Il viceministro dello Sviluppo Economico Carlo Calenda

“Secondo Eurostat nel periodo gennaio-maggio 2014 l’Italia ha segnato il più forte miglioramento in valore assoluto in Ue della bilancia commerciale con l’estero rispetto all’anno precedente. Le imprese italiane che si sono internazionalizzate corrono”, commenta Carlo Calenda, che in un’intervista recente al Sole 24 Ore già dichiarava: “La crescita può arrivare solo dalle imprese che vanno messe nelle condizioni di essere più competitive per intercettare quella domanda internazionale di Italia che già c’è e non bisogna creare dal nulla”.

“L’Italia è il Paese con il maggior potenziale di crescita inespresso. Per non far perdere questo treno alle imprese servono riforme”, affermava ancora il viceministro.

Per accelerare l’internazionalizzazione delle aziende italiane e attrare maggiori investimenti esteri, il governo di Matteo Renzi si appresta a lanciare un piano straordinario chiamato “Sblocca Export”. Quest’ultimo si inserisce nel progetto “Sblocca Italia” che sarà approvato con un decreto e un disegno di legge nel consiglio dei ministri in programma per fine agosto.
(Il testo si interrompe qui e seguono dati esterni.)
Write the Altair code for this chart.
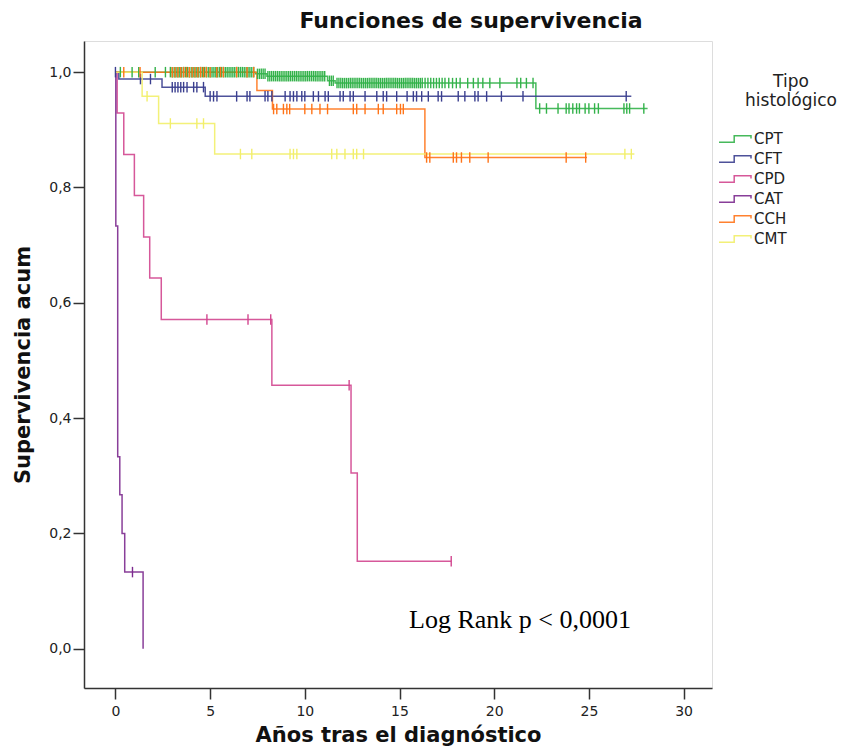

Il piano prevede un pacchetto di misure e un intervento straordinario di circa 130 milioni di euro che andrà ad aggiungersi ai fondi già sbloccati. “Questo ci metterebbe nelle condizioni, per la prima volta nella storia, di essere allo stesso livello degli altri Paesi europei”, spiegava all’inizio dell’estate Carlo Calenda.

Le misure mirano soprattutto ad aiutare le medie imprese che hanno prodotti eccellenti ma che non riescono ad andare all’estero. Saranno quindi proposti dei voucher da 10.000 euro per le Pmi che intendono utilizzare dei manager temporanei che si occupano di internazionalizzazione. Sono previsti 25 milioni di euro per coprire 2.500 imprese. C’è la volontà inoltre di investire per lavorare con le catene della grande distribuzione.

Sono previste poi una piattaforma e-commerce per le Pmi e delle iniziative di promozione per attrare più media e buyer in alcuni eventi, come è stato fatto lo scorso giugno a Firenze durante l’ultima edizione di Pitti Uomo. Ispirandosi al modello Pitti di giugno sarà potenziato il sistema fieristico per rafforzare 15 grandi eventi con Expo 2015 come punta di diamante. Sarà scelto un evento fieristico per settore di riconosciuta rilevanza internazionale su cui concentrare le risorse.

L’ultimo punto del piano tocca l’Ice. L’Agenzia per la promozione all’estero e l’internazionalizzazione delle imprese italiane dovrebbe, infatti, essere ulteriormente riformata per adottare una struttura più snella.